**GOAL:** Filter these entries so that only lines with the word "LaTeX" remain.

**INFORMATION GIVEN:**
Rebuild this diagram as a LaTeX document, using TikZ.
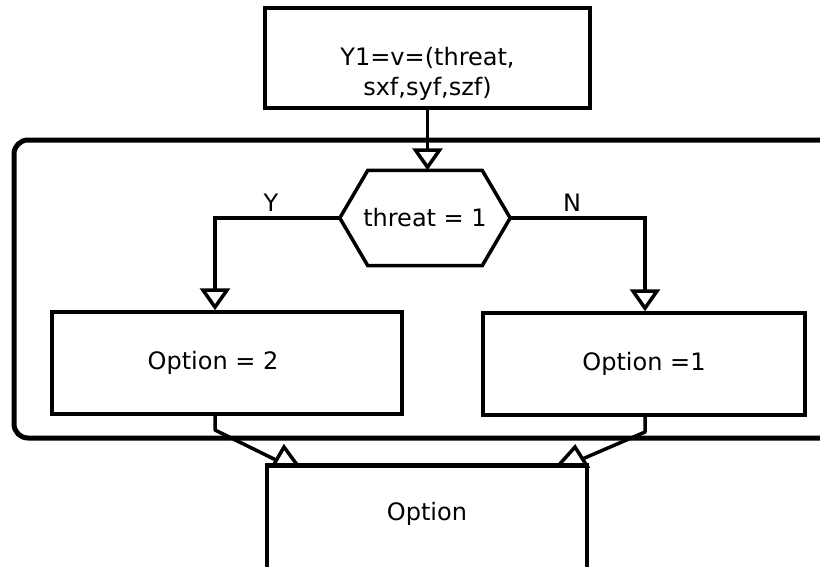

...

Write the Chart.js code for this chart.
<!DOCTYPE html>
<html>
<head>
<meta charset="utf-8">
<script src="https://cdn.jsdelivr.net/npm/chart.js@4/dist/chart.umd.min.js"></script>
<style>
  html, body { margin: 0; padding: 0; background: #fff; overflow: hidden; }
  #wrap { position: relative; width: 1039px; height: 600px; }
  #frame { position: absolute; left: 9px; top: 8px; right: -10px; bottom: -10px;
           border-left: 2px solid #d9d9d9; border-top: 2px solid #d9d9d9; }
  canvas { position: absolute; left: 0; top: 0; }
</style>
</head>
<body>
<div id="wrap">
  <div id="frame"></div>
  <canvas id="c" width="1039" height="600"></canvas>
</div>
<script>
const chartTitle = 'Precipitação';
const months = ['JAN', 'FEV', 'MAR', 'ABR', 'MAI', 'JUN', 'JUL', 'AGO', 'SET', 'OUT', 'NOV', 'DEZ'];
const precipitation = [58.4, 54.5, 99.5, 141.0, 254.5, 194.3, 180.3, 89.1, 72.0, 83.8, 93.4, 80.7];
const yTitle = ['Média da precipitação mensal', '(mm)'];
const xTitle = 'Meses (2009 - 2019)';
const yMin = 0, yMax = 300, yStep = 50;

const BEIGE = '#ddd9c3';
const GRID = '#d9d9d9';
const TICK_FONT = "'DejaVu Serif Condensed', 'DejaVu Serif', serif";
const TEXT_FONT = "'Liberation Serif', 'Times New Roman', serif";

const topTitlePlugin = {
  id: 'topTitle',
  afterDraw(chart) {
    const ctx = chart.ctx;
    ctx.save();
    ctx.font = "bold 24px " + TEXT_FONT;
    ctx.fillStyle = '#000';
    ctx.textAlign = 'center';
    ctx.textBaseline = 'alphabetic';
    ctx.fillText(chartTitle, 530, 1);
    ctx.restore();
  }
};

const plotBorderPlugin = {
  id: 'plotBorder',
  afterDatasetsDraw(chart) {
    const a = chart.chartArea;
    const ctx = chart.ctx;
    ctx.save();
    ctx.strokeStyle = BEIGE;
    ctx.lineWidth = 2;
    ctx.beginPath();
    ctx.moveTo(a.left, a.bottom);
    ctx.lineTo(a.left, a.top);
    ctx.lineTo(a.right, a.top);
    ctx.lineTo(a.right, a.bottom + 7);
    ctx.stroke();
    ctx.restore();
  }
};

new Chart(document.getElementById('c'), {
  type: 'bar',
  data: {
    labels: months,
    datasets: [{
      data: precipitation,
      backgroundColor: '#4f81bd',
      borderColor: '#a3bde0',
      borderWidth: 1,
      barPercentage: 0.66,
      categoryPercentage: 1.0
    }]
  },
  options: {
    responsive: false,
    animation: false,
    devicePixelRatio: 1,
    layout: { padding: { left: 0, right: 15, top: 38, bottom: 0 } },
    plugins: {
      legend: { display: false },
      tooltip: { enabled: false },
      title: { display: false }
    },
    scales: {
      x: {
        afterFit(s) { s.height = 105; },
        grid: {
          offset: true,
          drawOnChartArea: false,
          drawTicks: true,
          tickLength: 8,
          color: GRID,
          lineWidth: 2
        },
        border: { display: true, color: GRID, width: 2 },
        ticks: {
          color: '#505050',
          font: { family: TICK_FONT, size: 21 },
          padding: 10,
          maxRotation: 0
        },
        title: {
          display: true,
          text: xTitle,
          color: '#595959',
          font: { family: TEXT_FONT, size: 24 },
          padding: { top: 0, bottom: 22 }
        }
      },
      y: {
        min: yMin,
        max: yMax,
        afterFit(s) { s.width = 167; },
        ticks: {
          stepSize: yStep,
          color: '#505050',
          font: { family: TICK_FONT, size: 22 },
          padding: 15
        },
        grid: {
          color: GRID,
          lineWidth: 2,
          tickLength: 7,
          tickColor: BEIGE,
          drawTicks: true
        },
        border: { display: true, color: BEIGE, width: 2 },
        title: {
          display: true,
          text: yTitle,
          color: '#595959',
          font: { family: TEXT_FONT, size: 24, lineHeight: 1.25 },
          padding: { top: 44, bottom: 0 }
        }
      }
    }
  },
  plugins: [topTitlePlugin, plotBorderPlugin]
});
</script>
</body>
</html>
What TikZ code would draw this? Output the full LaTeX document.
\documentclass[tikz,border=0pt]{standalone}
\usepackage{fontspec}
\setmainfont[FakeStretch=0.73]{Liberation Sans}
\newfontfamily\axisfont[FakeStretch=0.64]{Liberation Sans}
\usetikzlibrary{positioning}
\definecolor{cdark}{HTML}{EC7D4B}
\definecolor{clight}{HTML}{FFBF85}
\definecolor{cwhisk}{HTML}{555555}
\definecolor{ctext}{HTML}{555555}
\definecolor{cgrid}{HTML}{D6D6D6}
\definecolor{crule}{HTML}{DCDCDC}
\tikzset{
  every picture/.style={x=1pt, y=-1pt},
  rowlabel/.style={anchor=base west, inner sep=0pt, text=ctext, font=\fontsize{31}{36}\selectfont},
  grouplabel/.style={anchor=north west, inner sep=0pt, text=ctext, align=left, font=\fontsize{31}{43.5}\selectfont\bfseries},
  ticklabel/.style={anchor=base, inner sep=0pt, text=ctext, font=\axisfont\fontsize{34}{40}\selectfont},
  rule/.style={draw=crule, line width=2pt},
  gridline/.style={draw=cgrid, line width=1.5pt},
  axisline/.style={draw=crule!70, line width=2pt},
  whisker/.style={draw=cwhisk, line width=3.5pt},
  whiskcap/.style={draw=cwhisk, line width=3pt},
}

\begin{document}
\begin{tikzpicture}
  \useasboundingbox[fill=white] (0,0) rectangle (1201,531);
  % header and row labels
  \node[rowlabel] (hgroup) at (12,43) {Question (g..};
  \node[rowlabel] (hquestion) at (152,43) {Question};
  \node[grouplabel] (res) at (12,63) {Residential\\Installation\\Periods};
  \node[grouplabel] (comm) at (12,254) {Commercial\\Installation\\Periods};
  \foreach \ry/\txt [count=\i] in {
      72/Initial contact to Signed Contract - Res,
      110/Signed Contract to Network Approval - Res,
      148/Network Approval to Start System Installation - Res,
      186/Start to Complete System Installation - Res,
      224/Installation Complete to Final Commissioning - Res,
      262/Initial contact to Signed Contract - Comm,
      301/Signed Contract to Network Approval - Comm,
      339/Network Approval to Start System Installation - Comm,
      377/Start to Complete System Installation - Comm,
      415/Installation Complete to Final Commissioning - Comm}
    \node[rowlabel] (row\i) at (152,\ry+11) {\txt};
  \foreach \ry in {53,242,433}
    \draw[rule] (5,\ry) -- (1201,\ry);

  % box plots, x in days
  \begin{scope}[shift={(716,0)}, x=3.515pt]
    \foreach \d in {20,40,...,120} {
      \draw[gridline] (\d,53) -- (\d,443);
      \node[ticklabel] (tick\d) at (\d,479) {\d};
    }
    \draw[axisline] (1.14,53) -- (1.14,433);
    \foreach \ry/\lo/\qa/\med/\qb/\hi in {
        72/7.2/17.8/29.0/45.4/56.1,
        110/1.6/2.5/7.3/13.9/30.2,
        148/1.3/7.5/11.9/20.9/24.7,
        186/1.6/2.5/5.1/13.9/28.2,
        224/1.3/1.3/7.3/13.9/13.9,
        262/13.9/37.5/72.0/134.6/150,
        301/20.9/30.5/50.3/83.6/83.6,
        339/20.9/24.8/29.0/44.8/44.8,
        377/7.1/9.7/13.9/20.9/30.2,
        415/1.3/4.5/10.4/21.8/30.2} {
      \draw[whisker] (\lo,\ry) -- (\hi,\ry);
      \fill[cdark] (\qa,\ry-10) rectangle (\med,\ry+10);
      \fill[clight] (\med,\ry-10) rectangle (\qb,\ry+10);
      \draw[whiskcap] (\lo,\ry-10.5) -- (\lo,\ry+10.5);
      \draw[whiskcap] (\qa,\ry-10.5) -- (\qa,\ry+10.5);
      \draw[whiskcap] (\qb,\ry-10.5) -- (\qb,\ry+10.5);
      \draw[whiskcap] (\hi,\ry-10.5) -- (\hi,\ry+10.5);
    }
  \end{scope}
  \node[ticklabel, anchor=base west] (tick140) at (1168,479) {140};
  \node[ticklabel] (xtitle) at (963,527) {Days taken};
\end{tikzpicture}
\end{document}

**PROBLEM SOLUTION:**
Rebuild this diagram as a LaTeX document, using TikZ.
What TikZ code would draw this? Output the full LaTeX document.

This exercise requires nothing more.